Input material:

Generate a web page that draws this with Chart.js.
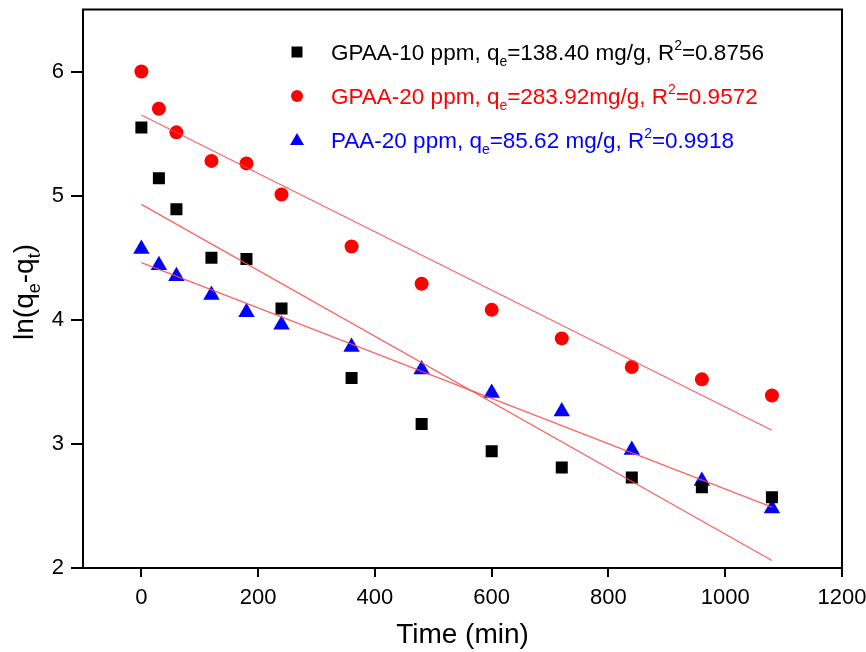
<!DOCTYPE html>
<html>
<head>
<meta charset="utf-8">
<script src="https://cdn.jsdelivr.net/npm/chart.js@4/dist/chart.umd.min.js"></script>
<style>
  html, body { margin: 0; padding: 0; background: #fff; }
  #wrap { width: 866px; height: 652px; }
</style>
</head>
<body>
<div id="wrap"><canvas id="chart"></canvas></div>
<script>
// data
var times = [0, 30, 60, 120, 180, 240, 360, 480, 600, 720, 840, 960, 1080];
var gpaa10 = [5.55, 5.14, 4.89, 4.50, 4.49, 4.09, 3.53, 3.16, 2.94, 2.81, 2.73, 2.65, 2.57];
var gpaa20 = [6.00, 5.70, 5.51, 5.28, 5.26, 5.01, 4.59, 4.29, 4.08, 3.85, 3.62, 3.52, 3.39];
var paa20 = [4.57, 4.44, 4.35, 4.20, 4.06, 3.96, 3.78, 3.60, 3.41, 3.26, 2.95, 2.70, 2.48];

// fitted lines: end points at t = 0 and t = 1080
var fitX = [0, 1080];
var fitGpaa10 = [4.93, 2.06];
var fitGpaa20 = [5.65, 3.11];
var fitPaa20 = [4.46, 2.49];

var legendRows = [
    { name: "GPAA-10 ppm, q", qe: "=138.40 mg/g, R", r2: "=0.8756", color: "#000000", shape: "rect" },
    { name: "GPAA-20 ppm, q", qe: "=283.92mg/g, R", r2: "=0.9572", color: "#ff0000", shape: "circle" },
    { name: "PAA-20 ppm, q", qe: "=85.62 mg/g, R", r2: "=0.9918", color: "#0000ff", shape: "triangle" }
];

var FONT = "Liberation Sans, Arial, Helvetica, sans-serif";

function pts(xs, ys) {
    return xs.map(function (x, i) { return { x: x, y: ys[i] }; });
}

// frame, legend and y title
var extras = {
    id: "extras",
    afterDraw: function (chart) {
        var ctx = chart.ctx;
        var a = chart.chartArea;
        ctx.save();
        ctx.strokeStyle = "#000";
        ctx.lineWidth = 2;
        ctx.strokeRect(a.left, a.top, a.right - a.left, a.bottom - a.top);

        // legend
        var big = "22.5px " + FONT, small = "14px " + FONT;
        ctx.textBaseline = "alphabetic";
        legendRows.forEach(function (r, i) {
            var base = 60 + i * 44;
            var mx = 297, my = base - 8;
            ctx.fillStyle = r.color;
            ctx.beginPath();
            if (r.shape === "rect") {
                ctx.rect(mx - 5.5, my - 5.5, 11, 11);
            } else if (r.shape === "circle") {
                ctx.arc(mx, my, 6, 0, Math.PI * 2);
            } else {
                ctx.moveTo(mx, my - 7);
                ctx.lineTo(mx + 7, my + 5);
                ctx.lineTo(mx - 7, my + 5);
                ctx.closePath();
            }
            ctx.fill();

            var x = 331;
            ctx.font = big;
            ctx.textAlign = "left";
            ctx.fillText(r.name, x, base);
            x += ctx.measureText(r.name).width;
            ctx.font = small;
            ctx.fillText("e", x, base + 6);
            x += ctx.measureText("e").width;
            ctx.font = big;
            ctx.fillText(r.qe, x, base);
            x += ctx.measureText(r.qe).width;
            ctx.font = small;
            ctx.fillText("2", x, base - 10);
            x += ctx.measureText("2").width;
            ctx.font = big;
            ctx.fillText(r.r2, x, base);
        });

        // y axis title ln(qe-qt)
        var tBig = "28px " + FONT, tSmall = "18px " + FONT;
        ctx.fillStyle = "#000";
        ctx.translate(33, 292);
        ctx.rotate(-Math.PI / 2);
        var parts = [["ln(q", tBig, 0], ["e", tSmall, 7], ["-q", tBig, 0], ["t", tSmall, 7], [")", tBig, 0]];
        var total = 0;
        parts.forEach(function (p) { ctx.font = p[1]; total += ctx.measureText(p[0]).width; });
        var px = -total / 2;
        parts.forEach(function (p) {
            ctx.font = p[1];
            ctx.fillText(p[0], px, p[2]);
            px += ctx.measureText(p[0]).width;
        });
        ctx.restore();
    }
};

var fitStyle = { type: "line", borderColor: "rgba(255,70,70,0.85)", borderWidth: 1.3, pointRadius: 0, fill: false };

var ctx = document.getElementById("chart");
var chart = new Chart(ctx, {
    type: "scatter",
    data: {
        datasets: [
            Object.assign({ data: pts(fitX, fitGpaa10) }, fitStyle),
            Object.assign({ data: pts(fitX, fitGpaa20) }, fitStyle),
            Object.assign({ data: pts(fitX, fitPaa20) }, fitStyle),
            {
                label: "GPAA-10 ppm",
                data: pts(times, gpaa10),
                pointStyle: "rect",
                pointRadius: 8.5,
                backgroundColor: "#000",
                borderColor: "#000",
                borderWidth: 0
            },
            {
                label: "GPAA-20 ppm",
                data: pts(times, gpaa20),
                pointStyle: "circle",
                pointRadius: 7,
                backgroundColor: "#ff0000",
                borderColor: "#ff0000",
                borderWidth: 0
            },
            {
                label: "PAA-20 ppm",
                data: pts(times, paa20),
                pointStyle: "triangle",
                pointRadius: 9.5,
                backgroundColor: "#0000ff",
                borderColor: "#0000ff",
                borderWidth: 0
            }
        ]
    },
    options: {
        responsive: true,
        maintainAspectRatio: false,
        animation: false,
        layout: { padding: { top: 9, right: 24, left: 0, bottom: 0 } },
        plugins: {
            legend: { display: false },
            tooltip: { enabled: false }
        },
        scales: {
            x: {
                type: "linear",
                min: -100,
                max: 1200,
                ticks: {
                    stepSize: 200, includeBounds: false, color: "#000", padding: 8, maxRotation: 0,
                    font: { size: 22, family: FONT },
                    callback: function (v) { return String(v); }
                },
                grid: { drawOnChartArea: false, drawTicks: true, tickLength: 9, color: "#000", lineWidth: 2 },
                border: { color: "#000", width: 2 },
                title: { display: true, text: "Time (min)", color: "#000", font: { size: 28, family: FONT }, padding: { top: 0, bottom: 0 } },
                afterFit: function (s) { s.height = 84; s.paddingLeft = 0; s.paddingRight = 0; }
            },
            y: {
                min: 2,
                max: 6.5,
                ticks: { stepSize: 1, includeBounds: false, color: "#000", font: { size: 22, family: FONT }, padding: 7 },
                grid: { drawOnChartArea: false, drawTicks: true, tickLength: 12, color: "#000", lineWidth: 2 },
                border: { color: "#000", width: 2 },
                afterFit: function (s) { s.width = 83; s.paddingTop = 0; s.paddingBottom = 0; }
            }
        }
    },
    plugins: [extras]
});
</script>
</body>
</html>
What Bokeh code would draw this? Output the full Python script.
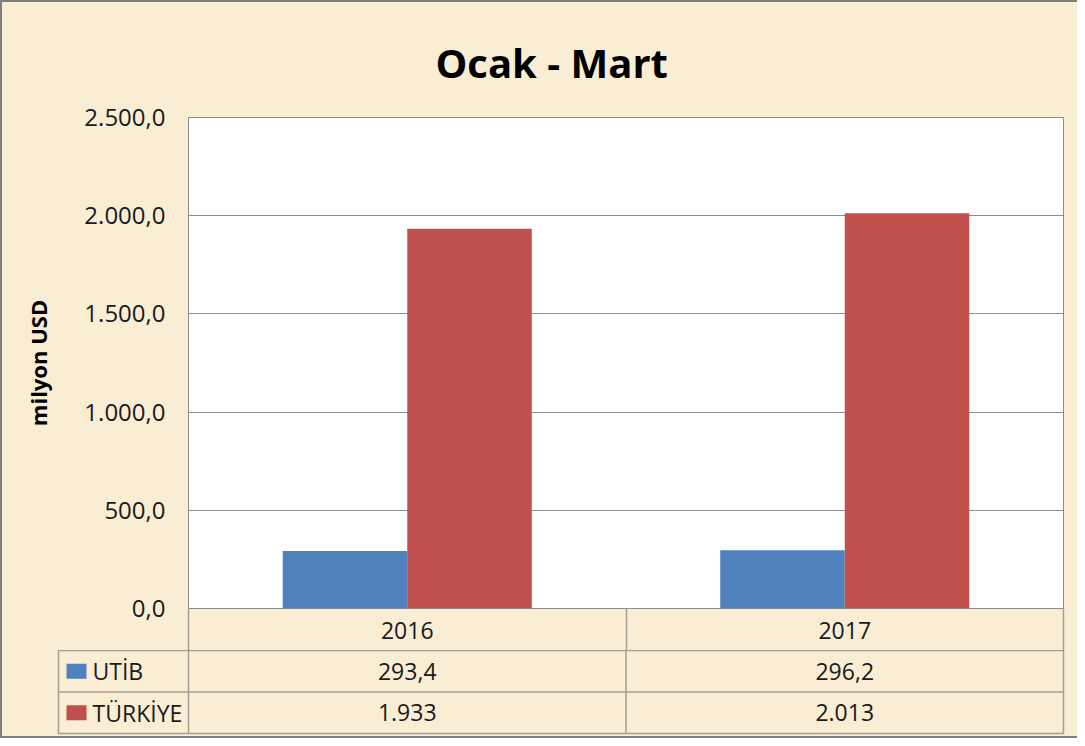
from bokeh.plotting import figure
from bokeh.layouts import column
from bokeh.models import Range1d, FixedTicker
from bokeh.embed import file_html
from bokeh.resources import INLINE

# ---- data ----
years = ["2016", "2017"]
series = ["UTİB", "TÜRKİYE"]
utib = [293.4, 296.2]
turkiye = [1933, 2013]
y_ticks = [0, 500, 1000, 1500, 2000, 2500]
colors = ["#4F81BD", "#C0504D"]
title_text = "Ocak - Mart"
y_label = "milyon USD"


def tr_fmt(v, dec):
    s = f"{v:,.{dec}f}"
    return s.replace(",", "X").replace(".", ",").replace("X", ".")


PARCH = "#F9EDD4"
GRID = "#8C8C8C"
TBL = "#A39E94"
FONT = "Open Sans"
TXT = "#1a1a1a"

n = len(years)
xc = [i + 0.5 for i in range(n)]          # category centres
bounds = list(range(n + 1))               # category boundaries
W = 0.2846                                # bar width (category units)

# ---------------- chart ----------------
p1 = figure(width=1075, height=648,
            x_range=Range1d(0, n), y_range=Range1d(0, 2500),
            output_backend="svg", toolbar_location=None,
            min_border_left=186, min_border_right=14,
            min_border_top=115, min_border_bottom=42)
p1.background_fill_color = "white"
p1.border_fill_color = PARCH
p1.outline_line_color = GRID
p1.outline_line_width = 1

p1.title.text = title_text
p1.title.text_font = FONT
p1.title.text_font_size = "40px"
p1.title.text_font_style = "bold"
p1.title.text_color = "black"
p1.title.align = "left"
p1.title.offset = 247
p1.title.standoff = 55

p1.xgrid.visible = False
p1.ygrid.grid_line_color = GRID
p1.ygrid.grid_line_width = 1

ya = p1.yaxis[0]
ya.ticker = FixedTicker(ticks=y_ticks)
ya.major_label_overrides = {t: tr_fmt(t, 1) for t in y_ticks}
ya.axis_line_color = None
ya.major_tick_line_color = None
ya.minor_tick_line_color = None
ya.major_tick_out = 0
ya.major_tick_in = 0
ya.major_label_standoff = 23
ya.major_label_text_font = FONT
ya.major_label_text_font_size = "24px"
ya.major_label_text_color = TXT
ya.axis_label = y_label
ya.axis_label_text_font = FONT
ya.axis_label_text_font_style = "bold"
ya.axis_label_text_font_size = "22px"
ya.axis_label_text_color = "black"
ya.axis_label_standoff = 28

xa = p1.xaxis[0]
xa.ticker = FixedTicker(ticks=xc, minor_ticks=bounds)
xa.major_label_overrides = {c: y for c, y in zip(xc, years)}
xa.axis_line_color = None
xa.major_tick_line_color = None
xa.major_tick_out = 0
xa.major_tick_in = 0
xa.minor_tick_line_color = TBL
xa.minor_tick_line_width = 1.5
xa.minor_tick_out = 0
xa.minor_tick_in = -42        # separators of the year row (drawn outward)
xa.major_label_standoff = 13
xa.major_label_text_font = FONT
xa.major_label_text_font_size = "23px"
xa.major_label_text_color = TXT

p1.vbar(x=[c - W / 2 for c in xc], top=utib, width=W,
        fill_color=colors[0], line_color=None)
p1.vbar(x=[c + W / 2 for c in xc], top=turkiye, width=W,
        fill_color=colors[1], line_color=None)

# ---------------- data table ----------------
LEFT = -130 / 437.5          # left edge of the legend column (category units)
p2 = figure(width=1075, height=86,
            x_range=Range1d(LEFT, n), y_range=Range1d(0, 2),
            output_backend="svg", toolbar_location=None,
            min_border_left=56, min_border_right=14,
            min_border_top=0, min_border_bottom=3)
p2.background_fill_color = PARCH
p2.border_fill_color = PARCH
p2.outline_line_color = TBL
p2.outline_line_width = 1.5
p2.axis.visible = False
p2.grid.visible = False

# inner table lines
p2.segment(x0=[LEFT], y0=[1], x1=[n], y1=[1], line_color=TBL, line_width=1.5)
p2.segment(x0=bounds[:-1], y0=[0] * n, x1=bounds[:-1], y1=[2] * n,
           line_color=TBL, line_width=1.5)

row_y = [1.5, 0.5]
key_x = LEFT + 18 / 437.5
name_x = LEFT + 34 / 437.5
p2.rect(x=[key_x] * 2, y=row_y, width=20, height=15,
        width_units="screen", height_units="screen",
        fill_color=colors, line_color=None)
p2.text(x=[name_x] * 2, y=row_y, text=series, text_font={"value": FONT},
        text_font_size="23px", text_align="left", text_baseline="middle",
        text_color=TXT)
p2.text(x=xc, y=[row_y[0]] * n, text=[tr_fmt(v, 1) for v in utib],
        text_font={"value": FONT}, text_font_size="23px",
        text_align="center", text_baseline="middle", text_color=TXT)
p2.text(x=xc, y=[row_y[1]] * n, text=[tr_fmt(v, 0) for v in turkiye],
        text_font={"value": FONT}, text_font_size="23px",
        text_align="center", text_baseline="middle", text_color=TXT)

layout = column(p1, column(p2, spacing=0), spacing=0,
                styles={"border-top": "2px solid #7F7F7F",
                        "border-left": "2px solid #7F7F7F",
                        "border-bottom": "2px solid #7F7F7F",
                        "background-color": PARCH})

open("out.html", "w").write(file_html(layout, INLINE))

Do this: Leave out any pictures, please, and quote only the lines from the top of the data through the line that contains "ctx.strokeRect(a.left, a.top, a.right".

Response to the exercise:
Generate a web page that draws this with Chart.js.
<!DOCTYPE html>
<html>
<head>
<meta charset="utf-8">
<script src="https://cdn.jsdelivr.net/npm/chart.js@4/dist/chart.umd.min.js"></script>
<style>
  html, body { margin: 0; padding: 0; background: #fff; }
  #wrap { width: 866px; height: 652px; }
</style>
</head>
<body>
<div id="wrap"><canvas id="chart"></canvas></div>
<script>
// data
var times = [0, 30, 60, 120, 180, 240, 360, 480, 600, 720, 840, 960, 1080];
var gpaa10 = [5.55, 5.14, 4.89, 4.50, 4.49, 4.09, 3.53, 3.16, 2.94, 2.81, 2.73, 2.65, 2.57];
var gpaa20 = [6.00, 5.70, 5.51, 5.28, 5.26, 5.01, 4.59, 4.29, 4.08, 3.85, 3.62, 3.52, 3.39];
var paa20 = [4.57, 4.44, 4.35, 4.20, 4.06, 3.96, 3.78, 3.60, 3.41, 3.26, 2.95, 2.70, 2.48];

// fitted lines: end points at t = 0 and t = 1080
var fitX = [0, 1080];
var fitGpaa10 = [4.93, 2.06];
var fitGpaa20 = [5.65, 3.11];
var fitPaa20 = [4.46, 2.49];

var legendRows = [
    { name: "GPAA-10 ppm, q", qe: "=138.40 mg/g, R", r2: "=0.8756", color: "#000000", shape: "rect" },
    { name: "GPAA-20 ppm, q", qe: "=283.92mg/g, R", r2: "=0.9572", color: "#ff0000", shape: "circle" },
    { name: "PAA-20 ppm, q", qe: "=85.62 mg/g, R", r2: "=0.9918", color: "#0000ff", shape: "triangle" }
];

var FONT = "Liberation Sans, Arial, Helvetica, sans-serif";

function pts(xs, ys) {
    return xs.map(function (x, i) { return { x: x, y: ys[i] }; });
}

// frame, legend and y title
var extras = {
    id: "extras",
    afterDraw: function (chart) {
        var ctx = chart.ctx;
        var a = chart.chartArea;
        ctx.save();
        ctx.strokeStyle = "#000";
        ctx.lineWidth = 2;
        ctx.strokeRect(a.left, a.top, a.right - a.left, a.bottom - a.top);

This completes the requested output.